Instructions to follow: Every line from the one holding "Write a Python" through the one holding "from matplotlib.ticker import MultipleLocator" should be returned exactly, both included; the pictures should not.

Exercise material:

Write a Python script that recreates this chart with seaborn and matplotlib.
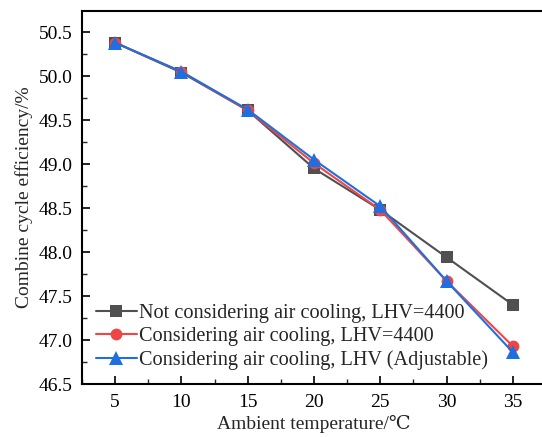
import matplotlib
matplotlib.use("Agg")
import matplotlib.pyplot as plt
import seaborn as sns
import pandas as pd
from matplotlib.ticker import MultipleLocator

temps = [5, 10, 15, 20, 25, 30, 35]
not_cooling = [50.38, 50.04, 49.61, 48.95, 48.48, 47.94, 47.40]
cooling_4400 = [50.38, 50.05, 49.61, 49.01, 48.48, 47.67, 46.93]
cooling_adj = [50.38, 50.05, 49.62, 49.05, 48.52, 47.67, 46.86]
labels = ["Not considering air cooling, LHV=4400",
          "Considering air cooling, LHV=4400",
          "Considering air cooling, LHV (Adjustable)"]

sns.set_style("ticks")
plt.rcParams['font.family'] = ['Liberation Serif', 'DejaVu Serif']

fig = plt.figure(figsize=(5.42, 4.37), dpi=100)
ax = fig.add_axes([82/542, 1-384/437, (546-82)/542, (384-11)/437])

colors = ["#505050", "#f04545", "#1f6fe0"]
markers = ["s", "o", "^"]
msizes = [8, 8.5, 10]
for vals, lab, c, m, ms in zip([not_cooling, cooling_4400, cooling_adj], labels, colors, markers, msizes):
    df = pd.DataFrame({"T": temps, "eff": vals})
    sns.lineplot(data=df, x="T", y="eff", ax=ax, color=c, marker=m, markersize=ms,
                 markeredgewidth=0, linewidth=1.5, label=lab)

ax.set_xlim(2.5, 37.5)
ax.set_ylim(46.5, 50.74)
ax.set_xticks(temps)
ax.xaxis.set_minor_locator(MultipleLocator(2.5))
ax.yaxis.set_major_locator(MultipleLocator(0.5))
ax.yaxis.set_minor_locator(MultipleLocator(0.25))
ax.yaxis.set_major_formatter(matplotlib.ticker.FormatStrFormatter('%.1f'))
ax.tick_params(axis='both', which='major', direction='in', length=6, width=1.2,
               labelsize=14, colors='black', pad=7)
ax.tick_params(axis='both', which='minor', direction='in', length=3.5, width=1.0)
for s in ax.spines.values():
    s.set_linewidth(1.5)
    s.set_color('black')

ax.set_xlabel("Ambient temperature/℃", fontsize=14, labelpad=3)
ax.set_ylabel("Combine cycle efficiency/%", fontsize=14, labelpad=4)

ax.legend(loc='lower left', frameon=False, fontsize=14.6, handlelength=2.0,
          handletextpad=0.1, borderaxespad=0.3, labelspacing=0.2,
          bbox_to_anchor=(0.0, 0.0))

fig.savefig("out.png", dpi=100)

--

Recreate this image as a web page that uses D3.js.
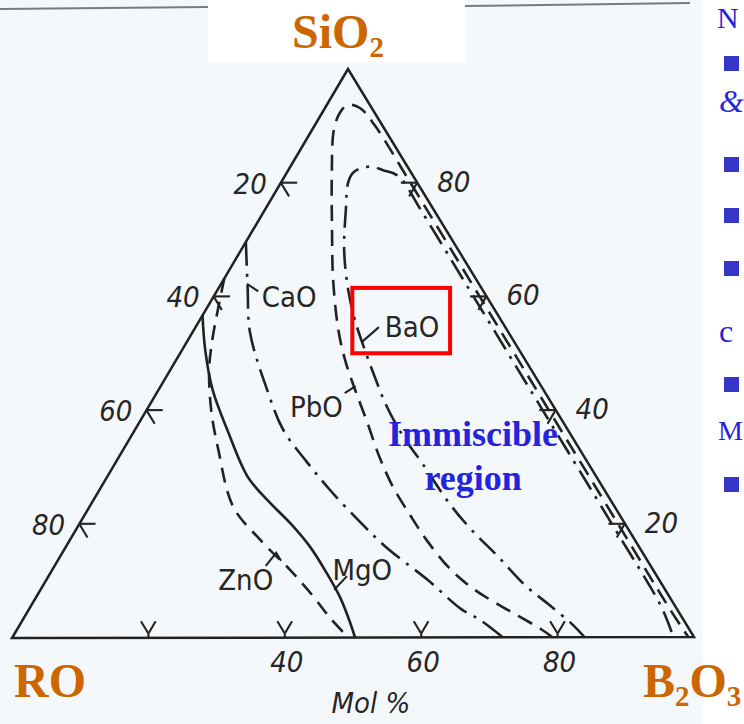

Task response:
Write a Python script that recreates this chart with seaborn and matplotlib.
import matplotlib
matplotlib.use("Agg")
import matplotlib.pyplot as plt
import seaborn as sns
import pandas as pd
from matplotlib.ticker import MultipleLocator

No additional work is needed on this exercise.